The company also reported $102 million in general operating expenses and overhead, spread across pianos and band instruments. Pianos accounted for 62% of total group sales. If they also accounted for 62% of general costs -- which is the usual rule of thumb -- that would come to another $63 million, leaving the piano business with $11 million in pretax profits.
But the businesses appeal is rather better than these numbers would suggest.
The piano business is in flux. You can now buy new electronic pianos which offer a pretty decent experience, for amateur players, for a couple of thousand dollars. (For space considerations we have one in our home). These have taken some of the low-end piano market from traditional manufacturers, and may take more.
How much might that affect Steinway? The company has two mainstream brands: The lower-cost Essex and mid-market Boston pianos. Both are made in Asia. These account for three quarters of the pianos it sold last year, but barely one-fifth of the profits. Both might be vulnerable at some point, especially Essex.
But they aren't why someone would buy this stock. The jewel in the crown is the business making luxury high-end Steinways.
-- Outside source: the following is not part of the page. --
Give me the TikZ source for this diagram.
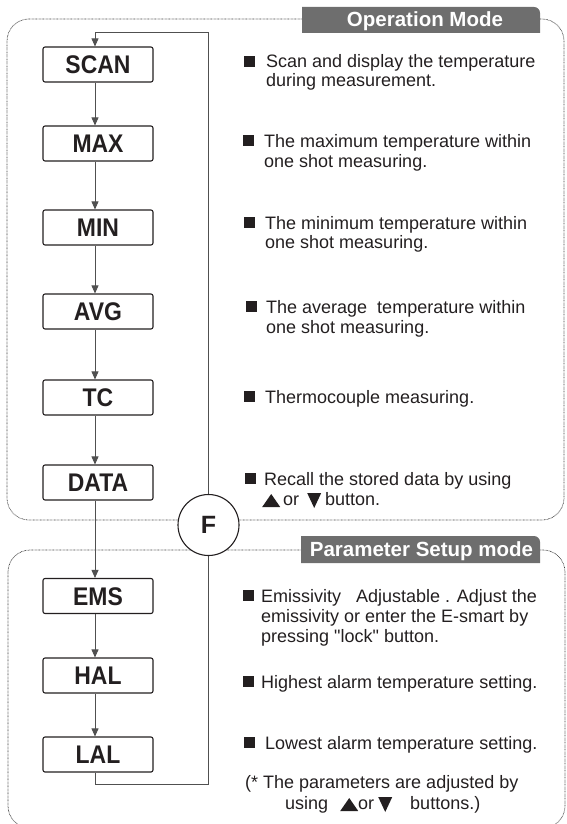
\documentclass[tikz,border=0pt]{standalone}
\usepackage{fontspec}
\setmainfont{Liberation Sans}
\usetikzlibrary{arrows.meta,calc}
\definecolor{ink}{HTML}{231F20}
\definecolor{hdrgray}{HTML}{6E6E6E}
\definecolor{linegray}{HTML}{505050}
\newcommand{\triup}{\tikz[baseline=0pt,x=1pt,y=1pt]\fill[ink] (0,-2)--(18,-2)--(9,11)--cycle;}
\newcommand{\tridn}{\tikz[baseline=0pt,x=1pt,y=1pt]\fill[ink] (0,12)--(14,12)--(7,-3)--cycle;}
\newcommand{\bul}[1]{\rule[1pt]{11pt}{11pt}\hspace{#1}}
\newcommand{\lbl}[1]{\scalebox{0.9}[1]{#1}}
\begin{document}
\begin{tikzpicture}[x=1pt,y=-1pt,
  mbox/.style={draw=ink, line width=1.1pt, rounded corners=2pt, minimum width=110pt, minimum height=35pt, inner sep=0pt, font=\fontsize{25.5}{26}\selectfont\bfseries, text height=18.3pt, text depth=0pt, fill=white, text=ink},
  arr/.style={draw=linegray, line width=0.8pt, -{Triangle[length=8pt,width=7pt]}},
  frame/.style={draw=black!75, line width=0.7pt, dash pattern=on 0.7pt off 0.7pt, rounded corners=22pt},
  desc/.style={anchor=base west, inner sep=0pt, font=\fontsize{18}{19}\selectfont, text=ink},
  hdrtext/.style={anchor=base, font=\fontsize{20.5}{21}\selectfont\bfseries, text=white, inner sep=0pt},
  fcircle/.style={circle, draw=ink, line width=1.1pt, fill=white, minimum size=61pt, inner sep=0pt, font=\fontsize{25}{25}\selectfont\bfseries, text=ink}
]
\useasboundingbox (0,0) rectangle (566,824);
% frames
\draw[frame] (7,19) rectangle (564,520);
\draw[frame] (8,550) rectangle (565,828);
% boxes
\node[mbox] (scan) at (98,64.5) {\lbl{SCAN}};
\node[mbox] (max) at (98,143.5) {\lbl{MAX}};
\node[mbox] (min) at (98,227.5) {\lbl{MIN}};
\node[mbox] (avg) at (98,311.5) {\lbl{AVG}};
\node[mbox] (tc) at (98,397.5) {\lbl{TC}};
\node[mbox] (data) at (98,482.5) {\lbl{DATA}};
\node[mbox] (ems) at (98,596) {\lbl{EMS}};
\node[mbox] (hal) at (98,675.5) {\lbl{HAL}};
\node[mbox] (lal) at (98,754.5) {\lbl{LAL}};
% connectors
\draw[arr] ([xshift=-3pt]scan.south) -- ([xshift=-3pt]max.north);
\draw[arr] ([xshift=-3pt]max.south) -- ([xshift=-3pt]min.north);
\draw[arr] ([xshift=-3pt]min.south) -- ([xshift=-3pt]avg.north);
\draw[arr] ([xshift=-3pt]avg.south) -- ([xshift=-3pt]tc.north);
\draw[arr] ([xshift=-3pt]tc.south) -- ([xshift=-3pt]data.north);
\draw[arr] ([xshift=-3pt]data.south) -- ([xshift=-3pt]ems.north);
\draw[arr] ([xshift=-3pt]ems.south) -- ([xshift=-3pt]hal.north);
\draw[arr] ([xshift=-3pt]hal.south) -- ([xshift=-3pt]lal.north);
\coordinate (lb) at (208,784);
\coordinate (lt) at (208,32);
\draw[arr] ([xshift=-3pt]lal.south) |- (lb) -- (lt) -| ([xshift=-3pt]scan.north);
% F circle
\node[fcircle] (f) at (208.5,525) {F};
% headers
\fill[hdrgray] (302,33) -- (302,7) [rounded corners=6pt] -- (540,7) [sharp corners] -- (540,33) -- cycle;
\node[hdrtext] (opm) at (425,27) {Operation Mode};
\fill[hdrgray] (301,563) -- (301,536) [rounded corners=6pt] -- (540,536) [sharp corners] -- (540,563) -- cycle;
\node[hdrtext] (psm) at (421.5,556) {Parameter Setup mode};
% descriptions
\node[desc] (t1a) at (244,68) {\bul{11pt}Scan and display the temperature};
\node[desc] (t1b) at (266,87) {during measurement.};
\node[desc] (t2a) at (243,147) {\bul{10pt}The maximum temperature within};
\node[desc] (t2b) at (264,167) {one shot measuring.};
\node[desc] (t3a) at (244,229) {\bul{10pt}The minimum temperature within};
\node[desc] (t3b) at (265,248) {one shot measuring.};
\node[desc] (t4a) at (246,313) {\bul{9pt}The average\ \ temperature within};
\node[desc] (t4b) at (266,333) {one shot measuring.};
\node[desc] (t5a) at (244,403) {\bul{10pt}Thermocouple measuring.};
\node[desc] (t6a) at (245,485) {\bul{8pt}Recall the stored data by using};
\node[desc] (t6b) at (262,505) {\triup\hspace{3pt}or\hspace{8pt}\tridn\hspace{4pt}button.};
\node[desc] (t7a) at (243,602) {\bul{7pt}Emissivity\ \ \ Adjustable . Adjust the};
\node[desc] (t7b) at (261,622) {emissivity or enter the E-smart by};
\node[desc] (t7c) at (261,642) {pressing \textquotedbl lock\textquotedbl\ button.};
\node[desc] (t8a) at (243,688) {\bul{7pt}Highest alarm temperature setting.};
\node[desc] (t9a) at (244,749) {\bul{10pt}Lowest alarm temperature setting.};
\node[desc] (t10a) at (245,788) {(* The parameters are adjusted by};
\node[desc] (t10b) at (285,809) {using\hspace{12pt}\triup or\hspace{4pt}\tridn\hspace{18pt}buttons.)};
\end{tikzpicture}
\end{document}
These are luxury goods, made by skilled craftsmen in New York and Germany. Steinway only sells about 2,000 of them a year, mainly to concert halls, professionals, devotees and the very rich.
Steinways accounted for nearly 80%, or about $168 million, of the company's piano sales last year.
In other words, even if you shut down the lower-margin Boston and Essex brands -- or sold them to someone else -- the Steinway grand piano business on its own is being valued today at less than one times sales.
I know they're not strictly comparable, but luxury goods giant LVMH trades at 2.7 times sales, Cartier parent Compagnire Financiere Richemont at 3.4 times sales, and Tiffany & Co. at 2.5 times sales.
Last year Steinway's entire piano business also booked $77 million in gross profits, up from $64 million in 2010. If the standard rules of economics apply, most of that would have come from the high-end Steinways.
One of the best stock-pickers I know told me last week he'd be happy to own Steinway Musical Instruments stock at the right price: "The customers," he noted, "are fanatics." This is one of those brands that you could bet on long-term. There's a very good chance that in ten or twenty years time Steinway pianos will still be dominant at the high end.
And there is plenty to go for. China is now the world's second largest piano market, but so far Steinway has a small share. And around the world the newly-rich, from Hong Kong to Houston, are on a roll and are indulging their taste for conspicuous consumption and luxury goods. Last year just 2,100 Steinways were sold, at an average price of $85,000.
Luxury brands are a great business to own in general terms. New brands are difficult to build, and take a long time to do so, so the ones that already exist have a lot of value.
Steinway would make an attractive takeover candidate -- for an LVMH, a private equity investor, or a company in the music business. South Korea's Samick Musical Instruments already owns 33% of the stock, and chairman Jong Sup Kim is on the Steinway board. Last year the company also eliminated the two classes of stock, making a bid easier for an outsider.
And if nothing happens, you'll always have that stock certificate to hang on the wall.